**TASK PROMPT**
Return all lines with the word "chart" in them.

-- Begin --

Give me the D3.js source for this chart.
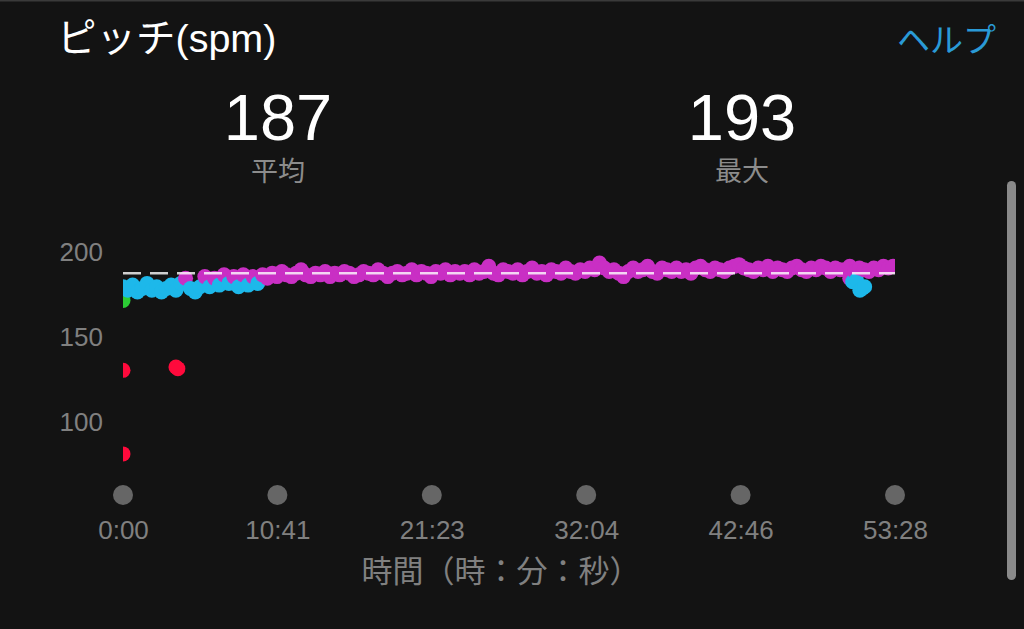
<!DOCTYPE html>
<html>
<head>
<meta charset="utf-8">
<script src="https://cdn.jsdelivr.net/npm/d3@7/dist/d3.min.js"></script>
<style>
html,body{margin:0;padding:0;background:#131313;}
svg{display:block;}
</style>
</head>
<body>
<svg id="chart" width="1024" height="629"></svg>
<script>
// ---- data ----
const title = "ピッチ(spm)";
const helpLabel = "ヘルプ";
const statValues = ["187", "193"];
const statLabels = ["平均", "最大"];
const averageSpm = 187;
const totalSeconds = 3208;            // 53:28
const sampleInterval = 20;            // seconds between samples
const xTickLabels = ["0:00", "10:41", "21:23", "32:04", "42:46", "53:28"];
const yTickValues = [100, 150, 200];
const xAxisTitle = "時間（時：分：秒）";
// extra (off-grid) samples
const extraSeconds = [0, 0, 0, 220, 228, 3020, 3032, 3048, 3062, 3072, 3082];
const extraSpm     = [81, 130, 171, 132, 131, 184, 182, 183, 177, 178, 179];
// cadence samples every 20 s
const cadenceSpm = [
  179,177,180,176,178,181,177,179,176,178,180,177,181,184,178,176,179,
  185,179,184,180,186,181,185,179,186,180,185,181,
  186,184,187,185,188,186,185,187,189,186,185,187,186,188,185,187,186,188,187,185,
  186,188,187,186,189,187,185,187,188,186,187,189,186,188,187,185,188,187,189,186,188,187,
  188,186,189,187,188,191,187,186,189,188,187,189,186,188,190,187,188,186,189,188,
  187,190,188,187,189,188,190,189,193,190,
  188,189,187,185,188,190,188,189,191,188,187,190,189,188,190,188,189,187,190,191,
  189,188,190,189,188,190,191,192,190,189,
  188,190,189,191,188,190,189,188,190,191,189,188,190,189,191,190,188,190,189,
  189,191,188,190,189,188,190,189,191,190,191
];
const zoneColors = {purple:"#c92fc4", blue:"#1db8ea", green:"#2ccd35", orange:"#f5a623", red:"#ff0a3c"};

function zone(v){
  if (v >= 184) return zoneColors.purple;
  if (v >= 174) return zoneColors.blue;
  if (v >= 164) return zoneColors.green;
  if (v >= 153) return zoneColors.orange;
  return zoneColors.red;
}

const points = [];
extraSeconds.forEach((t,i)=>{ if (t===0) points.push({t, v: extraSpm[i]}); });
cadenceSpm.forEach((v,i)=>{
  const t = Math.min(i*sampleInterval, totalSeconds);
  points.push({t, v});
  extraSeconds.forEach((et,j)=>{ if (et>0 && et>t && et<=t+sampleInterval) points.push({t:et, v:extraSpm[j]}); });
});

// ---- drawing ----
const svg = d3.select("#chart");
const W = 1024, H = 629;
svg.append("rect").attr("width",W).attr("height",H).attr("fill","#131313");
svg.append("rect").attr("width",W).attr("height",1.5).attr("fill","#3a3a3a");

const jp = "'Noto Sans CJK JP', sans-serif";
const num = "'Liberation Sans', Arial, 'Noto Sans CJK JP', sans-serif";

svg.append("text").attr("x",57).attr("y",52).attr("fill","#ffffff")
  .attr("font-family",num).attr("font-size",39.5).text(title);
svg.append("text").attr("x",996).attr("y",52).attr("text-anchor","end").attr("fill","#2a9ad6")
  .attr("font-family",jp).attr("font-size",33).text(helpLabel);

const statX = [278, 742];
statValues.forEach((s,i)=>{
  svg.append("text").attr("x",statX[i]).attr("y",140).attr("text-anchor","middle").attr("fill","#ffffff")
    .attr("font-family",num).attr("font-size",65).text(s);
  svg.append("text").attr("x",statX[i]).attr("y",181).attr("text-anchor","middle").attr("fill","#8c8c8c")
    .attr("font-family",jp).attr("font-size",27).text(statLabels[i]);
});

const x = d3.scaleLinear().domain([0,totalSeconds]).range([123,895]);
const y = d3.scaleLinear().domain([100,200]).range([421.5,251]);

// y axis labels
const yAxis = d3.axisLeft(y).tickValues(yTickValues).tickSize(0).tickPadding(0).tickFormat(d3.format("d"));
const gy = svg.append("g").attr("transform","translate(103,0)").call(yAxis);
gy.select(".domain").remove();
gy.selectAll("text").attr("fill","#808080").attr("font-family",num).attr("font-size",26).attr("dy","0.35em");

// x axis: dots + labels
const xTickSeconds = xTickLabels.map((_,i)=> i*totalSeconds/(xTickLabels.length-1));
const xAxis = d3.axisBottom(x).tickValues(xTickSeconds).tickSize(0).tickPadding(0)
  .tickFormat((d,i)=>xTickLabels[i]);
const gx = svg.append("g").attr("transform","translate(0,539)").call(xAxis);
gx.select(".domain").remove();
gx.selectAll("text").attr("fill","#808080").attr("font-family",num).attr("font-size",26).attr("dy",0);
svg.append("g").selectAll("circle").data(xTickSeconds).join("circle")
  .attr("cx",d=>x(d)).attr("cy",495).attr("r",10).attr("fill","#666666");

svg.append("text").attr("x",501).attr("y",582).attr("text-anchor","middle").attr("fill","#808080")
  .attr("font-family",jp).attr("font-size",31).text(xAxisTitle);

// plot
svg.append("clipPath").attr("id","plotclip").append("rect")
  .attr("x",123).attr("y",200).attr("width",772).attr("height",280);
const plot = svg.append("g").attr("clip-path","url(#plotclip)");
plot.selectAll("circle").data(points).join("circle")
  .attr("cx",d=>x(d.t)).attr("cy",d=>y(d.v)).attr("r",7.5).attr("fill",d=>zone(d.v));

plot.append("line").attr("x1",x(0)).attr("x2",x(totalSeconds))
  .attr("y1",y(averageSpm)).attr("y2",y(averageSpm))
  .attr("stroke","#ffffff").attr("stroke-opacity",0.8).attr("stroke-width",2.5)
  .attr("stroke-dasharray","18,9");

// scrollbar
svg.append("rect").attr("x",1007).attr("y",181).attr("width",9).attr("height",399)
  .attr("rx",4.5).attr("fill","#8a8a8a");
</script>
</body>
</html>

-- End --

**WORKED ANSWER**
Give me the D3.js source for this chart.
<svg id="chart" width="1024" height="629"></svg>
const svg = d3.select("#chart");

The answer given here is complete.